Max Operation Equals an Operand
Theorem
Let $\struct {S, \preceq}$ be a totally ordered set.
Let $x_1, x_2, \dotsc, x_n \in S$ for some $n \in \N_{>0}$.
Then:
- $\exists i \in \closedint 1 n : x_i = \max \set {x_1, x_2, \dotsc, x_n}$
where:
- $\max$ denotes the max operation.
Proof
We will prove the result by induction on the number of operands $n$.
For all $n \in \N_{>0}$, let $\map P n$ be the proposition:
- $\exists i \in \closedint 1 n : x_i = \max \set {x_1, x_2, \dotsc, x_n}$
Basis for the Induction
$\map P 1$ is the case:
- $\exists i \in \closedint 1 1 : x_i = \max \set {x_1}$
By definition of the max operation:
- $\max \set {x_1} = x_1$
Thus $\map P 1$ is seen to hold.
This is the basis for the induction.
Induction Hypothesis
Now it needs to be shown that if $\map P k$ is true, where $k \ge 1$, then it logically follows that $\map P {k + 1}$ is true.

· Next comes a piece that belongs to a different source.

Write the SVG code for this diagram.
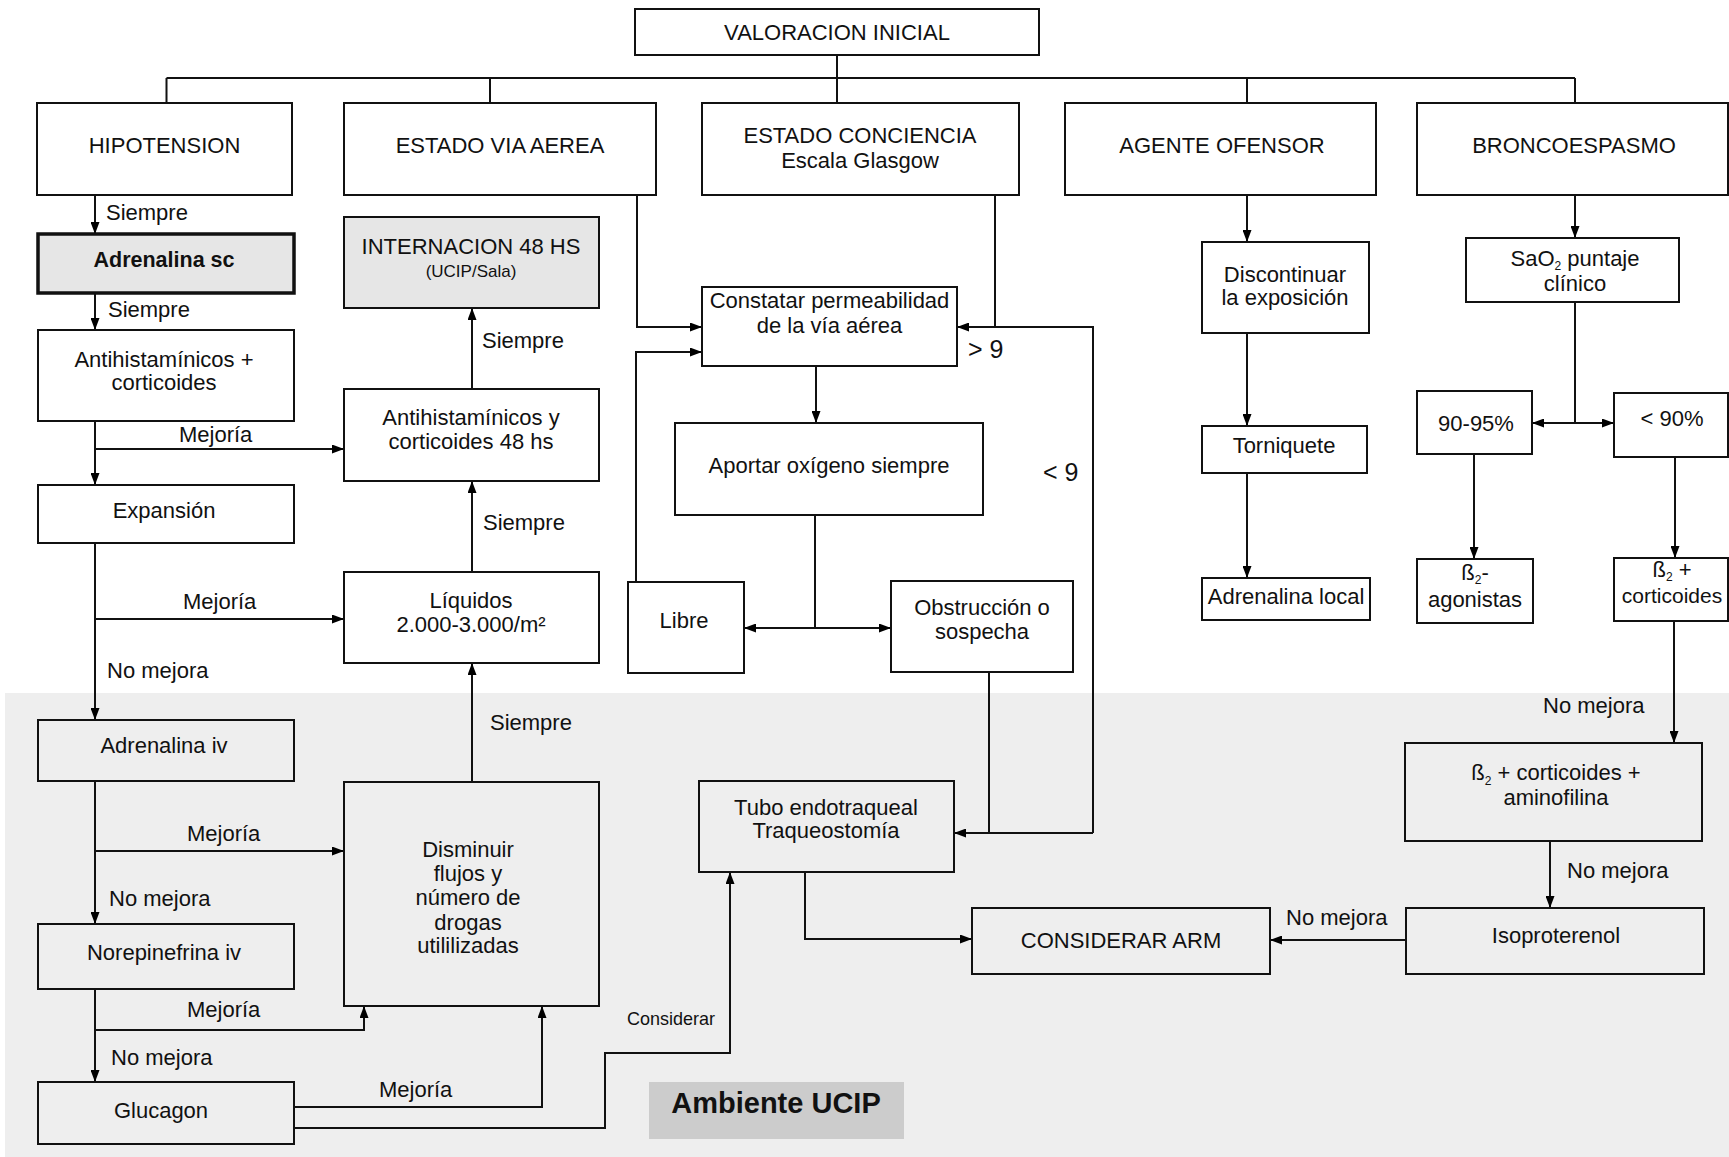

So this is the induction hypothesis:
- $\exists i \in \closedint 1 k : x_i = \max \set {x_1, x_2, \dotsc, x_k}$
from which it is to be shown that:
- $\exists i \in \closedint 1 {k + 1} : x_i = \max \set {x_1, x_2, \dotsc, x_k, x_{k + 1} }$
Induction Step
This is the induction step.
By the definition of Max Operation:
- $\max \set {x_1, x_2, \dotsc, x_k, x_{k + 1} } = \max \set {\max \set {x_1, x_2, \dotsc, x_k}, x_{k + 1} }$
By the induction hypothesis:
- $\exists i \in \closedint 1 k : x_i = \max \set {x_1, x_2, \dotsc, x_k}$
So:
- $\max \set {x_1, x_2, \dotsc, x_k, x_{k + 1} } = \max \set {x_i, x_{k + 1} }$
As $\struct {S, \preceq}$ is a totally ordered set, all elements of $S$ are comparable by $\preceq$.
Therefore there are two cases to consider:
Case 1: $x_{k + 1} \preceq x_i$
By definition of the max operation:
- $\max \set {x_i, x_{k + 1} } = x_i$
$\Box$
Case 2: $x_i \preceq x_{k + 1}$
By definition of the max operation:
- $\max \set {x_i, x_{k + 1} } = x_{k + 1}$
$\Box$
In either case, the result holds.
So $\map P k \implies \map P {k + 1}$ and the result follows by the Principle of Mathematical Induction.
Therefore:
- $\exists i \in \closedint 1 n : x_i = \max \set {x_1, x_2, \dotsc, x_n}$
$\blacksquare$